Our index file contains hints that provide a way to recover the record offsets into the data files. These hints consist of a series of index records. Each record consists of a key length, key bytes, and file offset.

We can write our index mapping of keys to offsets:

: write-index ( index -- )
    [
        [ object>bytes dup length 4 >be write write ]
        [ 4 >be write ] bi*
    ] assoc-each ;

And then read it back into memory:

: read-index ( -- index )
    H{ } clone [
        4 read [
            be> read bytes>object 4 read be>
            swap pick set-at t
        ] [ f ] if*
    ] loop ;

We want to make the index files optional, continuing to recover the index by first seeking to the last entry that we have in the index, and then continuing to iterate across the records in the data file to recover the full index, making sure to delete any items that are subsequently observed to contain tombstone entries:

: recover-index ( index -- index' )
    dup values [ maximum seek-absolute seek-input ] unless-empty
    [
        tell-input 4 read [
            be> 4 read be> [ read bytes>object ] dip
            [ pick delete-at drop ] [
                [ pick set-at ]
                [ seek-relative seek-input ] bi*
            ] if-zero t
        ] [ drop f ] if*
    ] loop ;

Bitcask Implementation

The associative mapping protocol describes the words that an assoc should support. This type of object provides a mapping of key to value, with ways to add, update, and delete these mappings.

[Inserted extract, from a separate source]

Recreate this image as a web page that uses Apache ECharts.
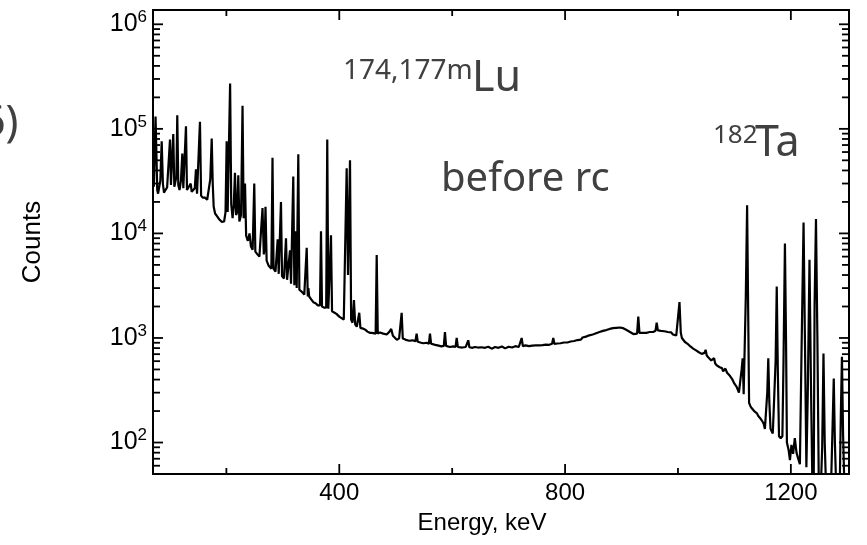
<!DOCTYPE html>
<html>
<head>
    <meta charset="utf-8">
    <title>Spectrum before rc</title>
    <script src="https://cdn.jsdelivr.net/npm/echarts@6/dist/echarts.min.js"></script>
</head>
<body style="margin:0">
<div id="main" style="width: 867px;height:545px;"></div>
<script type="text/javascript">
    // spectrum, [energy keV, counts]
    var lowRegion = [
        [70, 3.2e4], [71.5, 2.8e4], [73, 6e4], [74.5, 1.31e5], [76, 6e4], [77.5, 2.6e4], [79, 2.4e4],
        [81, 2.35e4], [83, 3.2e4], [85.4, 7.6e4], [87.5, 3.0e4], [89.5, 2.45e4], [92, 2.6e4], [95, 2.75e4],
        [98, 2.65e4], [100.1, 7.9e4], [101.8, 2.9e4], [104, 2.8e4], [105.9, 8.9e4], [107.8, 2.8e4],
        [110, 2.7e4], [111.5, 3.5e4], [113, 1.35e5], [114.8, 2.9e4], [117, 2.6e4], [119.5, 3.2e4],
        [121.9, 5.8e4], [123.7, 2.7e4], [126.5, 2.7e4], [128.4, 1.06e5], [130.2, 2.6e4], [133, 2.6e4],
        [136.8, 3.0e4], [138.6, 2.5e4], [141, 2.4e4], [144, 2.7e4], [146.1, 4.1e4], [148, 2.4e4],
        [151, 2.35e4], [153.2, 1.17e5], [155.2, 2.3e4], [158, 2.2e4], [162, 2.2e4], [166, 2.1e4],
        [169, 2.1e4], [171.5, 3.3e4], [174, 8.1e4], [175.8, 3.0e4], [177.5, 1.8e4], [180, 1.55e4],
        [184, 1.45e4], [188, 1.35e4], [192, 1.29e4], [196, 1.3e4], [198.5, 1.6e4], [200.5, 7.6e4],
        [202.3, 1.6e4], [204.5, 1.6e4], [206.6, 2.72e5], [208.6, 1.9e4], [211, 1.4e4], [213, 1.8e4],
        [215.2, 3.8e4], [217.2, 1.5e4], [219.2, 1.6e4], [221.1, 3.6e4], [223, 1.3e4], [226, 1.5e4],
        [228.6, 1.66e5], [230.6, 1.4e4], [233, 3.0e4], [235, 9.5e3], [238, 8.5e3], [241, 1.0e4],
        [243.5, 7.5e3], [246.5, 7.0e3], [249.4, 3.0e4], [251.3, 6.7e3], [255, 6.3e3], [258.5, 6.0e3]
    ];
    var midRegion = [
        [262, 6.0e3], [264, 1.75e4], [266.3, 6.3e3], [267.5, 7e3], [269.3, 1.8e4], [271.3, 5.5e3],
        [275, 4.9e3], [279.7, 4.6e3], [281.7, 5.3e4], [283.6, 4.6e3], [287, 4.3e3], [289, 4.4e3],
        [290.9, 8.8e3], [292.7, 4.1e3], [294.8, 4.1e3], [296.7, 2.0e4], [298.6, 3.9e3], [302, 3.7e3],
        [303.8, 3.8e3], [305.6, 9.0e3], [307.5, 3.6e3], [310.8, 3.5e3], [312.7, 6.9e3], [314.5, 3.3e3],
        [316.7, 3.3e3], [318.5, 3.5e4], [320.4, 3.2e3], [321.2, 3.2e3], [322.8, 1.05e4], [324.6, 3.0e3],
        [325.6, 3.0e3], [327.4, 5.7e4], [329.3, 2.9e3], [334, 2.75e3], [338, 2.6e3], [340.4, 2.6e3],
        [342.3, 7.3e3], [344.2, 2.5e3], [345.3, 3.0e3], [346.6, 2.5e3], [350, 2.35e3], [354, 2.2e3],
        [358, 2.15e3], [362, 2.05e3], [365.8, 2.05e3], [367.6, 1.05e4], [369.4, 2.0e3], [373, 1.95e3],
        [376.8, 1.95e3], [378.7, 7.9e4], [380.6, 1.9e3], [383.5, 1.85e3], [385.3, 9.6e3], [387.2, 1.8e3],
        [391, 1.75e3], [395, 1.7e3], [400, 1.6e3], [404, 1.55e3], [408, 1.5e3], [411.2, 1.5e3],
        [413.1, 4.2e4], [415.5, 4e3], [416.8, 4e3], [419, 5.0e4], [421, 1.5e3], [423.5, 1.4e3],
        [426, 2.3e3], [428.2, 1.35e3], [431, 1.28e3], [433.4, 1.3e3], [435.4, 1.74e3], [437.4, 1.25e3],
        [442, 1.23e3], [446, 1.2e3], [450, 1.15e3], [454, 1.12e3], [458, 1.12e3], [464.4, 1.1e3],
        [466.3, 6.2e3], [468.2, 1.1e3], [472, 1.13e3], [478, 1.1e3], [484, 1.08e3], [489, 1.15e3],
        [492, 1.22e3], [495, 1.05e3], [502, 960], [506, 990], [508.5, 1.0e3], [510.5, 1.74e3],
        [512.5, 990], [518, 960], [524, 940], [530, 950], [535, 930], [537, 1.1e3], [539, 920],
        [545, 900], [549, 890], [555, 900], [558.7, 880], [560.7, 1.1e3], [562.7, 880], [570, 860],
        [576, 845], [581, 830], [585.2, 840], [587.2, 1.14e3], [589.2, 840], [596, 820], [602, 830],
        [606, 820], [608, 1.0e3], [610, 820], [618, 810], [624, 820], [626.5, 815], [628.5, 950],
        [630.5, 815], [636, 805]
    ];
    var flatRegion = [
        [640, 820], [643, 795], [646, 810], [649, 785], [652, 815], [655, 795], [658, 805], [661, 785],
        [664, 825], [667, 800], [670, 790], [673, 815], [676, 820], [679, 790], [682, 805], [685, 780],
        [688, 830], [691, 805], [694, 795], [697, 820], [700, 825], [703, 800], [706, 810], [709, 830],
        [712, 835], [715, 810], [718, 820], [721, 840], [723.1, 1.0e3], [725.2, 835], [728, 815],
        [730, 850], [733, 825], [736, 835], [739, 860], [742, 845], [745, 830], [748, 850], [751, 870],
        [754, 850], [757, 875], [760, 855], [763, 880], [766, 865], [769, 890], [772, 860], [775, 885],
        [777, 880], [779.1, 1.0e3], [781.2, 875], [784, 905], [786, 885], [789, 910], [792, 890],
        [795, 920], [798, 905], [801, 935], [804, 905], [807, 945], [810, 925], [813, 960], [816, 935],
        [819, 975], [822, 955], [825, 990], [828, 965], [831, 1.01e3], [834, 985], [837, 1.03e3],
        [840, 1.0e3], [843, 1.06e3], [846, 1.04e3], [849, 1.08e3], [852, 1.06e3], [855, 1.11e3],
        [858, 1.09e3], [861, 1.14e3], [864, 1.11e3], [867, 1.17e3], [870, 1.15e3], [873, 1.19e3],
        [876, 1.17e3], [879, 1.22e3], [882, 1.2e3], [885, 1.24e3], [888, 1.21e3], [891, 1.25e3],
        [894, 1.23e3], [897, 1.26e3], [900, 1.22e3], [903, 1.24e3], [906, 1.2e3], [909, 1.19e3],
        [912, 1.16e3], [915, 1.14e3], [918, 1.12e3], [921, 1.09e3], [924, 1.11e3], [927.6, 1.1e3],
        [929.7, 1.6e3], [931.8, 1.12e3], [935, 1.15e3], [938, 1.12e3], [941, 1.16e3], [944, 1.12e3],
        [947, 1.17e3], [950, 1.14e3], [953, 1.18e3], [956, 1.14e3], [960.2, 1.17e3], [962.3, 1.4e3],
        [964.4, 1.18e3], [967, 1.14e3], [970, 1.17e3], [973, 1.13e3], [976, 1.16e3], [979, 1.12e3],
        [982, 1.14e3], [985, 1.1e3], [988, 1.13e3], [991, 1.08e3], [994, 1.1e3], [997, 1.06e3],
        [999.5, 1.1e3], [1002.7, 2.2e3], [1005, 1.12e3], [1007, 1.0e3], [1009, 960], [1012, 920],
        [1014, 900], [1017, 880], [1019, 860], [1022, 830], [1024, 800], [1027, 790], [1029, 760],
        [1032, 760], [1034, 735], [1037, 730], [1039, 710], [1042, 705], [1044, 680], [1047, 720],
        [1049, 770], [1051, 680], [1054, 650], [1056, 630], [1059, 610], [1061, 600], [1064, 640],
        [1066, 570], [1069, 545], [1071, 530], [1074, 525], [1076, 505], [1078, 515], [1080, 480],
        [1082, 500], [1084, 510], [1087, 465], [1090, 450], [1092, 435], [1094, 420], [1096, 405],
        [1098, 390], [1100, 365], [1102, 355], [1104, 340], [1106, 320], [1108, 300], [1111, 290]
    ];
    var taRegion = [
        [1112.8, 500], [1114.6, 640], [1116.4, 290], [1118.5, 280], [1120.2, 2500], [1122.5, 1.86e4],
        [1124.3, 2000], [1126, 240], [1128, 225], [1130, 215], [1133, 220], [1135, 200], [1138, 195],
        [1140, 190], [1142, 180], [1144, 185], [1146, 170], [1148, 172], [1150, 158], [1152, 150],
        [1154, 135], [1156.5, 130], [1158.2, 300], [1160, 640], [1161.8, 250], [1164, 135],
        [1166, 128], [1168, 122], [1171, 120], [1173, 600], [1175, 3100], [1177, 450], [1179, 115],
        [1182, 110], [1185, 115], [1187, 600], [1189.5, 8000], [1191.5, 900], [1193, 100], [1196, 85],
        [1198.4, 68], [1201, 95], [1204, 78], [1207, 110], [1210, 80], [1213, 70], [1216, 62], [1219, 800],
        [1222.5, 1.27e4], [1225, 900], [1227.5, 58], [1230, 300], [1233, 5600], [1235.5, 400],
        [1238, 45], [1240.5, 40], [1242, 2000], [1244.5, 1.37e4], [1247, 1000], [1249.5, 40],
        [1253, 35], [1255.5, 90], [1257.8, 710], [1260, 100], [1262.5, 35], [1271, 35], [1274, 150],
        [1276, 410], [1278, 100], [1280.5, 35], [1286.5, 35], [1288.5, 180], [1290.5, 660],
        [1292.5, 120], [1295, 35], [1303, 35]
    ];
    var spectrum = lowRegion.concat(midRegion, flatRegion, taRegion);

    var xMin = 70, xMax = 1303;
    var yMin = 50, yMax = 1.37e6;
    var xLabels = [400, 800, 1200];
    var xMajorTicks = [400, 800, 1200];
    var xMinorTicks = [200, 600, 1000];
    var yMajorTicks = [100, 1e3, 1e4, 1e5, 1e6];

    // tick marks on all four sides, pointing inwards: [x, y, direction, length]
    var tickData = [];
    xMajorTicks.forEach(function (v) { tickData.push([v, 100, 0, 10]); });
    xMinorTicks.forEach(function (v) { tickData.push([v, 100, 0, 6]); });
    yMajorTicks.forEach(function (v) { tickData.push([xMin, v, 1, 10]); });
    [10, 100, 1000, 10000, 100000].forEach(function (d) {
        for (var m = 2; m <= 9; m++) {
            if (m * d > yMin && m * d < yMax) tickData.push([xMin, m * d, 1, 7]);
        }
    });

    function renderTick(params, api) {
        var cs = params.coordSys;
        var len = api.value(3);
        var st = {stroke: '#000', lineWidth: 1.8};
        if (api.value(2) === 1) {
            var y = api.coord([xMin, api.value(1)])[1];
            return {type: 'group', children: [
                {type: 'line', shape: {x1: cs.x, y1: y, x2: cs.x + len, y2: y}, style: st},
                {type: 'line', shape: {x1: cs.x + cs.width - len, y1: y, x2: cs.x + cs.width, y2: y}, style: st}
            ]};
        }
        var x = api.coord([api.value(0), 100])[0];
        return {type: 'group', children: [
            {type: 'line', shape: {x1: x, y1: cs.y + cs.height, x2: x, y2: cs.y + cs.height - len}, style: st},
            {type: 'line', shape: {x1: x, y1: cs.y, x2: x, y2: cs.y + len}, style: st}
        ]};
    }

    var myChart = echarts.init(document.getElementById('main'));
    var axisFont = 'Liberation Sans';
    var noteColor = '#404040';
    var option = {
        animation: false,
        backgroundColor: '#fff',
        grid: {
            left: 153, top: 10, width: 696, height: 464,
            show: true, borderColor: '#000', borderWidth: 2
        },
        xAxis: {
            type: 'value',
            min: xMin, max: xMax,
            interval: 10,
            name: 'Energy, keV',
            nameLocation: 'middle',
            nameGap: 37,
            nameTextStyle: {fontSize: 24, fontFamily: axisFont, color: '#000', padding: [0, 38, 0, 0]},
            axisLine: {show: false},
            axisTick: {show: false},
            splitLine: {show: false},
            axisLabel: {
                interval: 0,
                margin: 7,
                fontSize: 24, fontFamily: axisFont, color: '#000',
                formatter: function (v) { return xLabels.indexOf(v) >= 0 ? String(v) : ''; }
            }
        },
        yAxis: {
            type: 'log',
            logBase: 10,
            min: yMin, max: yMax,
            name: 'Counts',
            nameLocation: 'middle',
            nameRotate: 90,
            nameGap: 107,
            nameTextStyle: {fontSize: 26, fontFamily: axisFont, color: '#000'},
            axisLine: {show: false},
            axisTick: {show: false},
            splitLine: {show: false},
            axisLabel: {
                margin: 6,
                showMinLabel: false,
                showMaxLabel: false,
                formatter: function (v) {
                    var e = Math.round(Math.log10(v));
                    if (Math.abs(v / Math.pow(10, e) - 1) > 1e-6) return '';
                    return '{b|10}{e|' + e + '}';
                },
                rich: {
                    b: {fontSize: 25, fontFamily: axisFont, color: '#000', lineHeight: 31},
                    e: {fontSize: 17, fontFamily: axisFont, color: '#000', verticalAlign: 'top'}
                }
            }
        },
        graphic: [
            {type: 'text', left: -19, top: 102, style: {text: '6)', font: '43px "Noto Sans"', fill: noteColor}},
            {type: 'text', left: 343, top: 57, style: {text: '174,177m', font: '28px "Noto Sans"', fill: noteColor}},
            {type: 'text', left: 472, top: 57, style: {text: 'Lu', font: '43px "Noto Sans"', fill: noteColor}},
            {type: 'text', left: 441, top: 160, style: {text: 'before rc', font: '40px "Noto Sans"', fill: noteColor}},
            {type: 'text', left: 713, top: 123, style: {text: '182', font: '26px "Noto Sans"', fill: noteColor}},
            {type: 'text', left: 755, top: 122, style: {text: 'Ta', font: '43px "Noto Sans"', fill: noteColor}}
        ],
        series: [
            {
                name: 'spectrum',
                type: 'line',
                data: spectrum,
                showSymbol: false,
                sampling: 'none',
                clip: true,
                lineStyle: {color: '#000', width: 2.2},
                z: 3
            },
            {
                name: 'ticks',
                type: 'custom',
                data: tickData,
                renderItem: renderTick,
                encode: {x: 0, y: 1},
                silent: true,
                clip: false,
                z: 4
            }
        ]
    };
    myChart.setOption(option);
</script>
</body>
</html>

We want our bitcask type to use a single data file, reading and recovering from an index file, and then providing ways to modify – by appending to the data file – the database.

TUPLE: bitcask path index ;

:: <bitcask> ( path -- bitcask )
    path dup touch-file
    path ".idx" append dup touch-file
    binary [ read-index ] with-file-reader
    path binary [ recover-index ] with-file-reader
    bitcask boa ;

INSTANCE: bitcask assoc

The application should control when and how these index files are persisted:

: save-index ( bitcask -- )
    dup path>> ".idx" append binary
    [ index>> write-index ] with-file-writer ;

The first operation we support will be set-at, updating the index after writing the entry.

M:: bitcask set-at ( value key bitcask -- )
    bitcask path>> binary [
        tell-output
        key value write-entry
        key bitcask index>> set-at
    ] with-file-appender ;

Next, we support at*, to lookup a value by seeking in the data file and reading the entry:

M:: bitcask at* ( key bitcask -- value/f ? )
    key bitcask index>> at* [
        bitcask path>> binary [
            seek-absolute seek-input read-entry
        ] with-file-reader
    ] [ drop f f ] if ;

And finally, delete-at removes a key from the index after writing a tombstone:

M:: bitcask delete-at ( key bitcask -- )
    key bitcask index>> key? [
        bitcask path>> binary [
            key write-tombstone
            key bitcask index>> delete-at
        ] with-file-appender
    ] when ;

The assoc-size of our database is the size of the index:

M: bitcask assoc-size
    index>> assoc-size ;

It is helpful to implement >alist to provide a conversion to an assocation list, although if the database gets quite large, this might be of less practical value:

M:: bitcask >alist ( bitcask -- alist )
    bitcask path>> binary [
        bitcask index>> [
            seek-absolute seek-input read-entry t assert=
        ] { } assoc-map-as
    ] with-file-reader ;

And a way to clear-assoc by writing tombstones and clearing the index:

M:: bitcask clear-assoc ( bitcask -- )
    bitcask path>> binary [
        bitcask index>>
        dup keys [ write-tombstone ] each
        clear-assoc
    ] with-file-appender ;

There are some elements desirable in a production database that are not implemented, for example:

reducing the amount of opening and closing files to increase performance
controlling when file writes are flushed to disk
storing other metadata such as timestamps for each entry
rolling over data log files as they reach a maximum size
providing a way to vacuum the database files to remove tombstone entries
compressing the database entries or data log files if size is a consideration
protocol for accessing it over the network by other parts of the application

This is now available in the development version in the bitcask vocabulary!